First, low barriers attract bad actors. The same simplicity that lets a 17-year-old launch a legit project also lets scammers spin up dozens of fake tokens a day. Many of these are honeypots — contracts designed to let you buy but never sell.

Second, gas wars and sniping bots can hijack a launch within seconds. Even with a token maker, you're still competing against automated systems that buy up supply the moment liquidity appears. Timing matters more than the tool itself.

Third, legal exposure is real. Depending on your jurisdiction, launching a token that implies profit or utility can trigger securities regulations. "I used a token maker" is not a legal defense. If you're serious about a project, talk to someone who understands crypto law in your region.

The Bigger Picture

Token makers are not a fad. They're infrastructure. As more chains optimize for cheap deployment and as Layer 2 networks drive gas fees toward zero, expect the rate of new token launches to keep climbing. The question isn't whether more coins will exist — it's which ones will actually matter.

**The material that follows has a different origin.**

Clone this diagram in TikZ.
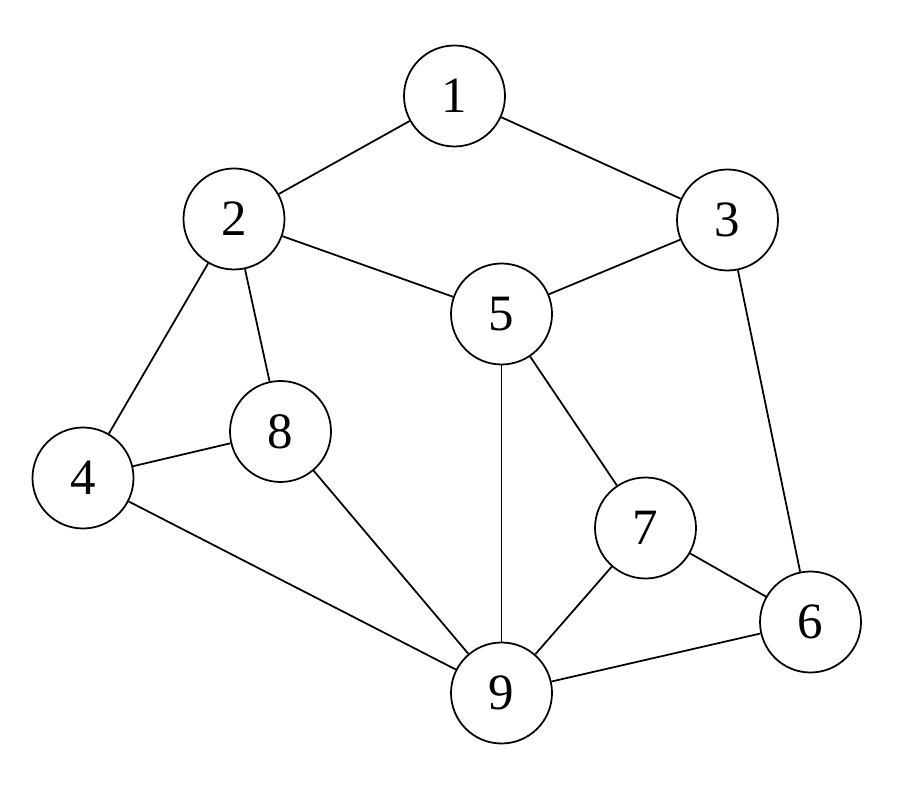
\documentclass[tikz,border=0pt]{standalone}
\usepackage{fontspec}
\setmainfont{Liberation Serif}
\usepackage{tikz}
\usetikzlibrary{arrows,positioning}
\tikzstyle{vertex}=[draw,circle,line width=1pt,minimum size=2.02cm,inner sep=0pt,font=\fontsize{29}{34}\selectfont]
\tikzstyle{every edge}=[draw,line width=1pt]

\begin{document}
\begin{tikzpicture}
  \useasboundingbox (0,0) rectangle (18.14,15.74);
  \node[vertex]        (v1) at (9.09,13.82) {1};
  \node[vertex]        (v2) at (4.68,11.36) {2};
  \node[vertex]        (v3) at (14.55,11.34) {3};
  \node[vertex]        (v5) at (10.03,9.46) {5};
  \node[vertex]        (v8) at (5.61,7.11) {8};
  \node[vertex]        (v4) at (1.66,6.18) {4};
  \node[vertex]        (v7) at (12.91,5.18) {7};
  \node[vertex]        (v6) at (16.21,3.30) {6};
  \node[vertex]        (v9) at (10.03,1.88) {9};

  \path (v1) edge (v2)
             edge (v3)
        (v2) edge (v5)
             edge (v4)
             edge (v8)
        (v3) edge (v5)
             edge (v6)
        (v4) edge (v8)
             edge (v9)
        (v8) edge (v9)
        (v5) edge (v9)
             edge (v7)
        (v7) edge (v9)
             edge (v6)
        (v9) edge (v6);
\end{tikzpicture}
\end{document}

For builders, these tools are a genuine gift. For traders, they're a minefield wearing a welcome mat. The difference comes down to research, skepticism, and understanding what you're actually holding when you click "buy."

Key Takeaways

  • A token maker is a no-code tool that deploys cryptocurrency tokens on a chosen blockchain.
  • They power both legitimate projects and a flood of low-effort memecoins.
  • Look for open-source contracts, ownership renouncement, and built-in liquidity locking.
  • Watch for honeypots, sniping bots, and potential regulatory pitfalls.
  • The technology isn't going away — mastering how it works is becoming a core crypto skill.